Perhaps the most telling tests are two projects in Toronto and Guelph, in Ontario, Canada. One is a 53-unit affordable housing building and one is a detached home. They are both being built to the passive house standard and, in both cases, the Sanden units will also supply space heating.
This is possible with a hydronic coil producing between 10,000 and 14,000 BTUs per hour. It must be stressed that Sanden units would not likely be capable of providing enough space heat in a code-built house but the super-insulated passive house standard is more demanding than net-zero, reducing loads by 80 percent to 90 percent.
Two net-zero projects in Ontario have prominently incorporated Rheem HPWHs. In both a multi-unit, four-story condominium building and in a detached house that was part of a government net-zero pilot test, designers decided to locate the units in the solar panel inverter room. This had the effect of avoiding heat cannibalization, helping to keep inverters cool and potentially extending the life of the equipment.
Electrified House in the UK
Heat pump water heaters are also made in the United Kingdom by a firm called Earth Save Products. Company principal Harold Wilson describes a four-bedroom house in which it installed its air-source heat pump for under-floor space heating, plus its Ecocent HPWH and a heat recovery ventilator (HRV). They installed solar PV panels on the roof.

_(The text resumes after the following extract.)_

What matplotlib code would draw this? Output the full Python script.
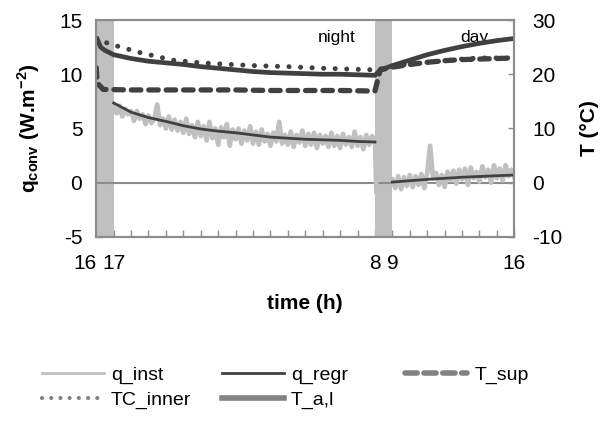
import numpy as np
import matplotlib
matplotlib.use("Agg")
import matplotlib.pyplot as plt
from matplotlib.lines import Line2D
from matplotlib.ticker import MultipleLocator

plt.rcParams['font.family'] = ['Liberation Sans', 'DejaVu Sans']
plt.rcParams['mathtext.fontset'] = 'custom'
plt.rcParams['mathtext.rm'] = 'Liberation Sans'
plt.rcParams['mathtext.bf'] = 'Liberation Sans:bold'
plt.rcParams['axes.unicode_minus'] = False

# time axis: hours counted from midnight of the first day (16h -> 40h = 16h next day)
night_t0, night_step = 17.0, 1 / 6
q_inst_night = [
    7.0, 6.4, 7.1, 6.1, 6.8, 6.3,
    6.6, 5.7, 6.6, 5.9, 6.3, 5.4,
    6.2, 5.5, 5.9, 7.2, 5.3, 5.9,
    5.0, 6.1, 4.9, 5.8, 4.8, 5.6,
    4.6, 5.9, 4.5, 5.3, 4.2, 5.6,
    4.3, 5.2, 3.9, 5.6, 4.1, 5.0,
    3.5, 5.1, 4.2, 5.4, 3.4, 4.9,
    4.0, 5.0, 3.6, 4.8, 3.9, 5.2,
    3.6, 4.7, 3.5, 4.9, 3.8, 4.5,
    3.4, 4.6, 3.8, 5.6, 3.6, 4.4,
    3.5, 4.7, 3.3, 4.4, 3.7, 4.8,
    3.4, 4.5, 3.5, 4.6, 3.2, 4.4,
    3.6, 4.3, 3.3, 4.6, 3.4, 4.3,
    3.2, 4.5, 3.5, 4.2, 3.3, 4.7,
    3.4, 4.2, 3.1, 4.4, 3.5, 4.3,
    3.9, -0.8,
]
day_t0, day_step = 33.0, 1 / 6
q_inst_day = [
    0.3, -0.5, 0.6, -0.6, 0.5, -0.3,
    0.7, -0.4, 0.6, -0.2, 0.8, -0.5,
    0.9, 3.4, 0.4, 0.9, -0.2, 0.7,
    -0.4, 1.0, 0.2, 1.1, -0.1, 1.2,
    0.3, 1.3, -0.2, 1.4, 0.4, 1.0,
    0.1, 1.5, 0.5, 1.2, 0.0, 1.6,
    0.4, 1.3, 0.2, 1.6, 0.6, 1.2,
    0.5,
]

regr_night_t = [17, 18, 19, 20, 21, 22, 23, 24, 25, 26, 27, 28, 29, 30, 31, 32]
q_regr_night = [7.35, 6.5, 6.0, 5.65, 5.25, 4.95, 4.75, 4.6, 4.4, 4.2, 4.1, 4.0, 3.95, 3.9, 3.8, 3.75]
regr_day_t = [33, 34, 35, 36, 37, 38, 39, 40]
q_regr_day = [0.05, 0.18, 0.3, 0.4, 0.5, 0.57, 0.64, 0.7]

tal_t = [16, 16.25, 16.5, 17, 18, 19, 20, 21, 22, 23, 24, 25, 26, 27, 28, 29, 30, 31, 32,
         32.25, 32.5, 33, 34, 35, 36, 37, 38, 39, 40]
T_al = [26.9, 25.0, 24.4, 23.6, 22.9, 22.4, 22.1, 21.8, 21.4, 21.1, 20.8, 20.5, 20.3, 20.2,
        20.1, 20.0, 20.0, 19.9, 19.8, 20.6, 21.0, 21.6, 22.6, 23.6, 24.4, 25.1, 25.7, 26.2, 26.6]

tsup_t = [16, 16.05, 16.4, 18, 20, 22, 24, 26, 28, 30, 32, 32.3, 33, 34, 35, 36, 37, 38, 39, 40]
T_sup = [21.2, 18.4, 17.2, 17.1, 17.1, 17.1, 17.1, 17.0, 17.0, 17.0, 16.9, 20.8, 21.3, 21.8,
         22.2, 22.5, 22.7, 22.8, 22.9, 23.0]

tc_t = [16.6, 17.2, 18.5, 20.4, 22, 23.7, 25, 27, 29, 31, 32, 33, 34, 35, 36, 37, 38, 39, 40]
TC_inner = [25.8, 25.2, 24.0, 22.6, 22.1, 21.8, 21.6, 21.4, 21.1, 20.9, 20.8, 21.4, 21.9,
            22.2, 22.5, 22.8, 23.0, 23.0, 23.0]

tick_pos = [16, 17, 32, 33, 40]
tick_lbl = ['16', '17', '8', '9', '16']

light = '#c0c0c0'
dark = '#404040'
mid = '#828282'
frame = '#8c8c8c'

fig = plt.figure(figsize=(6.13, 4.26), dpi=100)
ax = fig.add_axes([0.157, 0.444, 0.682, 0.509])
ax2 = ax.twinx()

# shaded transition hours
ax.axvspan(16, 17, color=light, lw=0, zorder=2)
ax.axvspan(32, 33, color=light, lw=0, zorder=2)
ax.axhline(0, color=frame, lw=1.5, zorder=2.2)

t_night = night_t0 + night_step * np.arange(len(q_inst_night))
t_night[-1] = 32.08
t_day = day_t0 + day_step * np.arange(len(q_inst_day))
ax.plot(t_night, q_inst_night, color=light, lw=3.4, zorder=3)
ax.plot(t_day, q_inst_day, color=light, lw=3.4, zorder=3)
ax.plot(regr_night_t, q_regr_night, color=dark, lw=2.0, zorder=4)
ax.plot(regr_day_t, q_regr_day, color=dark, lw=2.0, zorder=4)

ax2.plot(tsup_t, T_sup, color=dark, lw=3.8, dashes=(1.8, 1.5), dash_capstyle='round')
ax2.plot(tc_t, TC_inner, color=dark, lw=3.6, dashes=(0.01, 2.3), dash_capstyle='round')
ax2.plot(tal_t, T_al, color=dark, lw=3.4, solid_capstyle='butt')

ax.text(29.8, 13.4, 'night', fontsize=12.5, ha='center', va='center', zorder=6)
ax.text(37.7, 13.4, 'day', fontsize=12.5, ha='center', va='center', zorder=6)

ax.set_xlim(16, 40)
ax.set_ylim(-5, 15)
ax2.set_ylim(-10, 30)
ax.set_yticks([-5, 0, 5, 10, 15])
ax2.set_yticks([-10, 0, 10, 20, 30])
ax.set_xticks(tick_pos)
ax.set_xticklabels(tick_lbl)
ax.xaxis.set_minor_locator(MultipleLocator(1))

ax.tick_params(axis='x', which='both', direction='in', length=5, width=1, color=frame,
               labelsize=15, pad=12)
ax.tick_params(axis='y', direction='in', length=4, width=1, color=frame, labelsize=15, pad=10)
ax2.tick_params(axis='y', direction='in', length=4, width=1, color=frame, labelsize=15, pad=13)
ax.get_xticklabels()[0].set_horizontalalignment('right')

for a in (ax, ax2):
    for s in a.spines.values():
        s.set_color(frame)
        s.set_linewidth(1.5)

ax.set_xlabel('time (h)', fontsize=15, fontweight='bold')
ax.xaxis.set_label_coords(0.5, -0.265)
ax.set_ylabel(r'$\mathbf{q_{conv}}$ (W.m$^{\mathbf{-2}}$)', fontsize=15, fontweight='bold')
ax.yaxis.set_label_coords(-0.13, 0.5)
ax2.set_ylabel('T (°C)', fontsize=15, fontweight='bold')
ax2.yaxis.set_label_coords(1.157, 0.5)

# legend laid out as three fixed columns
h_inst = Line2D([], [], color=light, lw=2)
h_regr = Line2D([], [], color=dark, lw=2)
h_sup = Line2D([], [], color=mid, lw=4, dashes=(2.2, 1.2), dash_capstyle='round')
h_tc = Line2D([], [], color=mid, lw=3, dashes=(0.01, 2.2), dash_capstyle='round')
h_al = Line2D([], [], color=mid, lw=4)
columns = [
    (0.068, [h_inst, h_tc], ['q_inst', 'TC_inner']),
    (0.362, [h_regr, h_al], ['q_regr', 'T_a,l']),
    (0.661, [h_sup], ['T_sup']),
]
for x0, hs, labels in columns:
    fig.legend(hs, labels, loc='upper left', bbox_to_anchor=(x0, 0.14), frameon=False,
               fontsize=14, handlelength=3.2, handletextpad=0.35, labelspacing=0.35,
               borderpad=0, borderaxespad=0)

fig.savefig('out.png', dpi=100)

The air-source heat pump runs at 95 F, maximizing efficiency. The HPWH consumes 640 watts when heating water. It was integrated with the HRV, designed into a single ducting infrastructure, recovering some heat from ventilated air. Operating costs for the home are under US $400 per year, including heating, hot water, ventilation, lighting and cooking. Wilson says this equates to about one-third of the operating costs for a conventional UK home.
Despite these success stories, heat pump water heaters might not always be the answer — and they’re not cheap. However, they have come down a little in price, have improved performance and are a favorite candidate for incentives from governments and utilities. The reason might be that governments in both the United States and Canada undertook research studies to verify the claims that the water heaters would reduce greenhouse gas and save energy.
Matt Risinger of Risinger Homes in Austin, Texas, replaced a 13-year-old electric water heater with a Rheem HP-50 a few years ago. He reported that it was more expensive, at about $1,550 plus installation. But its annual operating cost is potentially less than half, around $234, when operated in the Energy Saver mode (heat pump heating 100 percent of water) versus $520 for a standard 50-gal. electric water heater.
At the time, the U.S. federal tax credit was at about $1,500, making it a very smart decision. Tax credits are less now, but still worth considering.
As more buildings use this technology, it looks as if GE was just too much of an early adopter. The time has finally come for greener cleaner buildings — and heat pump water heaters.